I therefore construe s 167 as an absolute liability offence. The liability under s 167(1) and (2) is that “the actus reus of the offence is in essence the occurrence of a state of affairs (i.e., where there may be no act or omission on the part of the person made liable for the state of affairs in question; simply the conclusion that because the state of affairs has arisen there has been a failure to ensure or guarantee that this not occur)”: Trad at [92].
Therefore, for the above reasons, I conclude that the magistrate did not incorrectly apply a statutory duty to ensure that “every reasonable precaution is taken” as a duty to ensure a state of safety in its attribution of the acts of employees to employers.
The first ground of appeal is not made out and is dismissed.

In relation to the second ground, the Court said (paras. 122-6, 128-31):

I accept the respondent’s submission that it is important that the proper analysis of s 167 is not whether there had been an unreasonable failure to take precautions, but rather whether there was a failure to ensure, that is to make sure, that all reasonable precautions were in fact taken to prevent harm or hazard.
The focus of the determination is not on the reasonableness (or otherwise) of the failing. Rather, as the respondent submitted, the focus is on whether the identified precaution is reasonable to take. If the precaution is reasonable for the approved provider and/or nominated supervisor to take, then the obligation imposed by s 167 is that that precaution must be taken, otherwise criminal liability attaches to the failure to meet that statutory obligation.
I accept the respondent’s argument that it is erroneous to focus on the steps that were taken, which is the premise of the appellants’ submission, as this directs attention to the reasonableness of not taking a precaution, rather than the reasonableness of the precaution itself.
I am satisfied that the proper analysis of s 167 is not whether there had been an unreasonable failure to take precautions but rather whether there was a failure to ensure all reasonable precautions were in fact taken to prevent any hazard likely to cause injury. The magistrate’s interpretation and application of the provision is correct, and it is consistent with the approach taken in Trad.
Applying Trad, the relevant offences under s 167 attract absolute liability. Such offences do not have available to them a “reasonable steps” defence. The magistrate did not err in her Honour’s application of s 167...
I accept the respondent’s submission that although the magistrate did not expressly address whether appropriate training regarding hot water risks was a “reasonable precaution”, this is in the context of the appellants’ contention that all educators were properly trained.
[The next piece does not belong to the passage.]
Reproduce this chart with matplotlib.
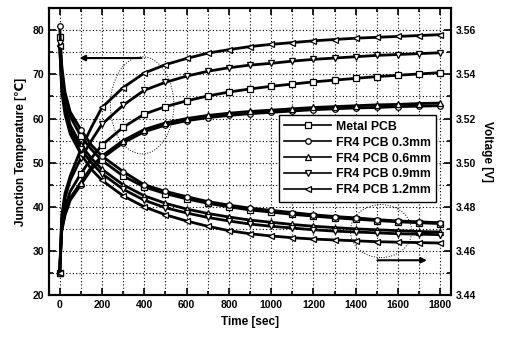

I accept that the magistrate’s finding as to the lack of training of both Ms Balloot and Ms Sayed as they failed to understand the policy that the hot water was to remain at adult height (8/11/22 T 14.12). This led to the magistrate finding that there was a deficiency in the training program as at October 2019 (8/11/22 T14.20). There is no error in her Honour’s findings which were open to the learned magistrate.
Therefore, the magistrate did not incorrectly apply the reasoning in ABC Development Learning Centres case to the legislation in which the offence provision arises in determining the availability of the “reasonable steps” defence.
I follow the reasoning of Ward P in Trad that “[i]t follows, in light of what was explored by the Victorian Court of Appeal, alongside my own analysis, that the decision in ABC Developmental Learning cannot be said to be plainly wrong and, given that the National Law follows the equivalent Victorian legislation, it compels the conclusion that the s 165(2) offence is one of absolute liability”; at [128]. Wallace also compels the conclusion that the s 167 (1) and (2) offences are ones of absolute liability.
The second ground is not made out and is dismissed.